Понтифик действительно не пожалел горьких слов по поводу раскола мира на богатый север и нищий юг, правда указал, что в этом виновато не только межблоковое соперничество, но и жители самих этих стран, которые отказываются проводить структурные реформы для демократизации общества, вместо этого барахтаясь в болоте диктатур. Мнение, прямо скажем, упрощенное, поскольку не учитывает «племенное» мышление многих народов третьего мира. Даже при отсутствии диктатур тамошние партии сплошь и рядом создаются на основе не социальных, а этнических интересов, и демократия превращается в торжество одной племенной или религиозной группы над другой.
В энциклике содержалось четкое осуждение любой диктатуры: « ни одна общественная группа, например партия, не имеет права узурпировать роль единственной ведущей силы, поскольку это влечет за собой… уничтожение подлинной субъективации общества и людей». В противность «Populorum progressio», в энциклике отстаивалась польза частной экономической инициативы, но при этом перебрасывался мостик к свободе как таковой — не только личной, но и государственной; не только экономической, но и политической: « часто случается, что народ оказывается лишен своей субъектности или суверенитета — как экономического, так и общественно-политического».
Авторы также сочли необходимым указать, что социальное учение церкви — это не третий путь между капитализмом и социализмом. Социальное учение церкви направлено лишь на преодоление человеческой греховности, выражающейся, например, в жажде наживы и жажде власти. В который уже раз было заявлено: человек должен руководствоваться добродетелью солидарности, то есть бескорыстно помогать другим и работать на общее благо. Истинному христианину (а равно иудею и мусульманину как верующим в того же Бога) не пристало отвечать на несправедливость насилием, поскольку это лишь усугубляет эгоизм народов и подстегивает гонку вооружений, отнимая средства, которые могли бы пойти на более достойные цели (привет, Владислав Лоранц!).
Общими словами о солидарности и борьбе за мир энциклика не ограничилась. В ней перечислялись конкретные вопросы, которыми необходимо было заняться: реформа системы международной торговли, отягощенной протекционизмом и растущим билатерализмом; реформа мировой финансовой и монетарной системы; обмен технологиями; ревизия структур ООН в рамках системы международного права[964].
* * *
Латинская Америка, наряду с Африкой и советским блоком, являлась средоточием тех бед, которые описывались в энциклике. Но даже беглого взгляда на ее реалии было достаточно, чтобы посрамить диагноз, данный Ватиканом состоянию общества. Как ни хотелось понтифику верить в исцеляющее слово Христа, действительность опровергала его заявления. Уругвай, наиболее богатая из четырех южноамериканских стран, которые Иоанн Павел II собирался посетить, являлась и наиболее атеистической — целых 95% жителей полагали себя неверующими! Имя Христа, как и вообще все имена, писалось в местных газетах с маленькой буквы, а Рождество и Пасху уругвайцы переделали в праздники Семьи и Весны[965].
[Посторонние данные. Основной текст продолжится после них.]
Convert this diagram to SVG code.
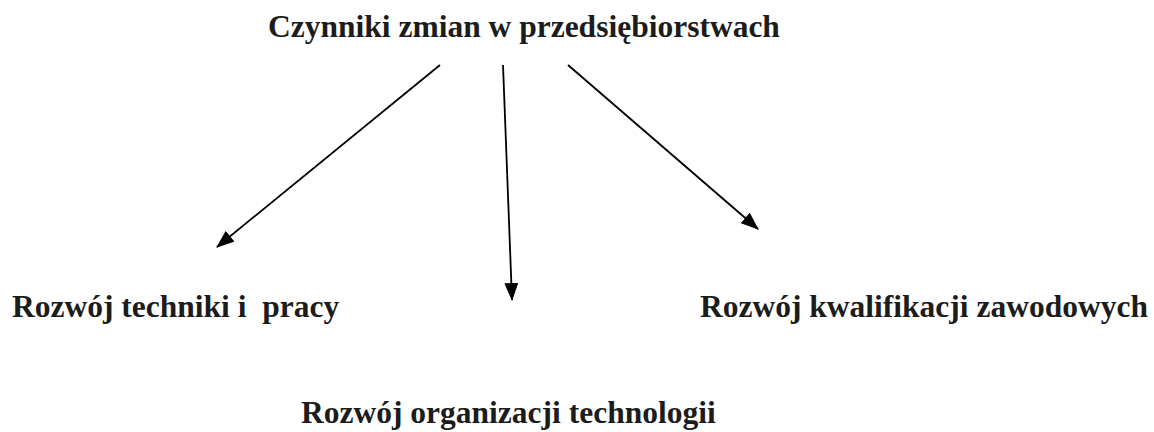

Зато насквозь католическая Боливия относилась к самым бедным странам континента. В момент прилета Войтылы там действовало либеральное правительство Паса Эстенсоро, проводившее реформы под зорким оком МВФ. Вообще Боливия являла собой пример удивительных шатаний от милитаристского социализма 1930‐х до неофашистского эксперимента Луиса Гарсиа Месы в начале восьмидесятых. Это был настоящий полигон, на котором отрабатывались рецепты политического устройства для всего региона.